> [Given data]:

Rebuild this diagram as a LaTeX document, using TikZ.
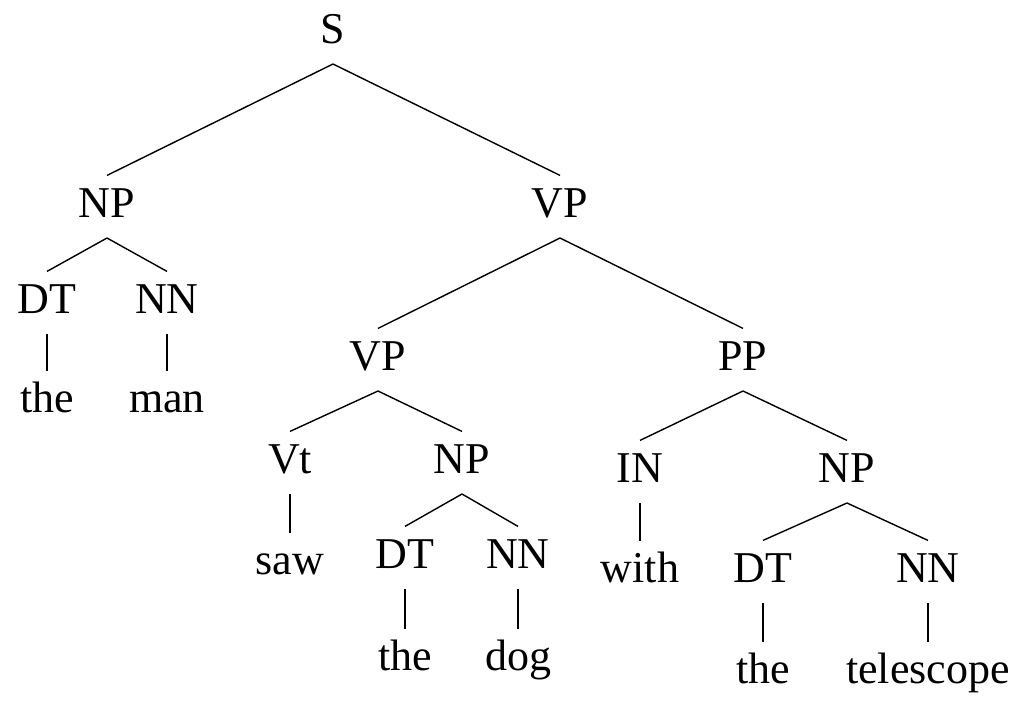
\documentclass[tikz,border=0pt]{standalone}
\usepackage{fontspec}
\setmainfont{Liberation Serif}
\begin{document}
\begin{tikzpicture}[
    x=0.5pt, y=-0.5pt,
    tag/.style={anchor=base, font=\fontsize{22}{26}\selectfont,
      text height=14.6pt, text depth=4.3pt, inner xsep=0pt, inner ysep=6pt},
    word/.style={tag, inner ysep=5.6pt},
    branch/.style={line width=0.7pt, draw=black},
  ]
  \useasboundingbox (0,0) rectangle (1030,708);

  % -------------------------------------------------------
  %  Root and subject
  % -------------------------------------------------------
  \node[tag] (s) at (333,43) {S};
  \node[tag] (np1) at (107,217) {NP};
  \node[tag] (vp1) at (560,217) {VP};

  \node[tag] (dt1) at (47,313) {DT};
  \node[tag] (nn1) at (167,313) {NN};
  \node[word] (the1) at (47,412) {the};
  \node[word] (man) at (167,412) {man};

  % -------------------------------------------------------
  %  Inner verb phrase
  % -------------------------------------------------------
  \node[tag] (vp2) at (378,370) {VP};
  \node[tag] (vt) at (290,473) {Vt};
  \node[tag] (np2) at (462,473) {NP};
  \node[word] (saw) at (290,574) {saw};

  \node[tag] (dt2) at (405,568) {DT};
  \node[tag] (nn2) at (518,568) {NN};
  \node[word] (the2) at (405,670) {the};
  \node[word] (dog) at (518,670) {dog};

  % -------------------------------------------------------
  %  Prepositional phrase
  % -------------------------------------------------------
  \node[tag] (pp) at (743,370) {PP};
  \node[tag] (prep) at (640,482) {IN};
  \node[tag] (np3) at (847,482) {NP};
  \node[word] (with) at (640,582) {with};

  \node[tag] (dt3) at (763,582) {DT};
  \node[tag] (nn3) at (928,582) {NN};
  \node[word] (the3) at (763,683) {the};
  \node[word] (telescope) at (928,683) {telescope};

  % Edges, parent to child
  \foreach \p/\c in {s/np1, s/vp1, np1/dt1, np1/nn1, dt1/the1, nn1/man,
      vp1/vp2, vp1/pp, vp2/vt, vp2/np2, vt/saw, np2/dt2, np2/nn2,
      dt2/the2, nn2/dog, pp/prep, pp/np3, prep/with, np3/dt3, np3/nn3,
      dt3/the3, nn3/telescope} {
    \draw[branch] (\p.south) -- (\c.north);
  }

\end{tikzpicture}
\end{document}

> [Task brief]: Print each line of the material above exactly, with the pictures removed from your copy.

> [Written solution]:
Rebuild this diagram as a LaTeX document, using TikZ.
\documentclass[tikz,border=0pt]{standalone}
\usepackage{fontspec}
\setmainfont{Liberation Serif}
\begin{document}
\begin{tikzpicture}[
    x=0.5pt, y=-0.5pt,
    tag/.style={anchor=base, font=\fontsize{22}{26}\selectfont,
      text height=14.6pt, text depth=4.3pt, inner xsep=0pt, inner ysep=6pt},
    word/.style={tag, inner ysep=5.6pt},
    branch/.style={line width=0.7pt, draw=black},
  ]
  \useasboundingbox (0,0) rectangle (1030,708);

  % -------------------------------------------------------
  %  Root and subject
  % -------------------------------------------------------
  \node[tag] (s) at (333,43) {S};
  \node[tag] (np1) at (107,217) {NP};
  \node[tag] (vp1) at (560,217) {VP};

  \node[tag] (dt1) at (47,313) {DT};
  \node[tag] (nn1) at (167,313) {NN};
  \node[word] (the1) at (47,412) {the};
  \node[word] (man) at (167,412) {man};

  % -------------------------------------------------------
  %  Inner verb phrase
  % -------------------------------------------------------
  \node[tag] (vp2) at (378,370) {VP};
  \node[tag] (vt) at (290,473) {Vt};
  \node[tag] (np2) at (462,473) {NP};
  \node[word] (saw) at (290,574) {saw};

  \node[tag] (dt2) at (405,568) {DT};
  \node[tag] (nn2) at (518,568) {NN};
  \node[word] (the2) at (405,670) {the};
  \node[word] (dog) at (518,670) {dog};

  % -------------------------------------------------------
  %  Prepositional phrase
  % -------------------------------------------------------
  \node[tag] (pp) at (743,370) {PP};
  \node[tag] (prep) at (640,482) {IN};
  \node[tag] (np3) at (847,482) {NP};
  \node[word] (with) at (640,582) {with};

  \node[tag] (dt3) at (763,582) {DT};
  \node[tag] (nn3) at (928,582) {NN};
  \node[word] (the3) at (763,683) {the};
  \node[word] (telescope) at (928,683) {telescope};

  % Edges, parent to child
  \foreach \p/\c in {s/np1, s/vp1, np1/dt1, np1/nn1, dt1/the1, nn1/man,
      vp1/vp2, vp1/pp, vp2/vt, vp2/np2, vt/saw, np2/dt2, np2/nn2,
      dt2/the2, nn2/dog, pp/prep, pp/np3, prep/with, np3/dt3, np3/nn3,
      dt3/the3, nn3/telescope} {
    \draw[branch] (\p.south) -- (\c.north);
  }

\end{tikzpicture}
\end{document}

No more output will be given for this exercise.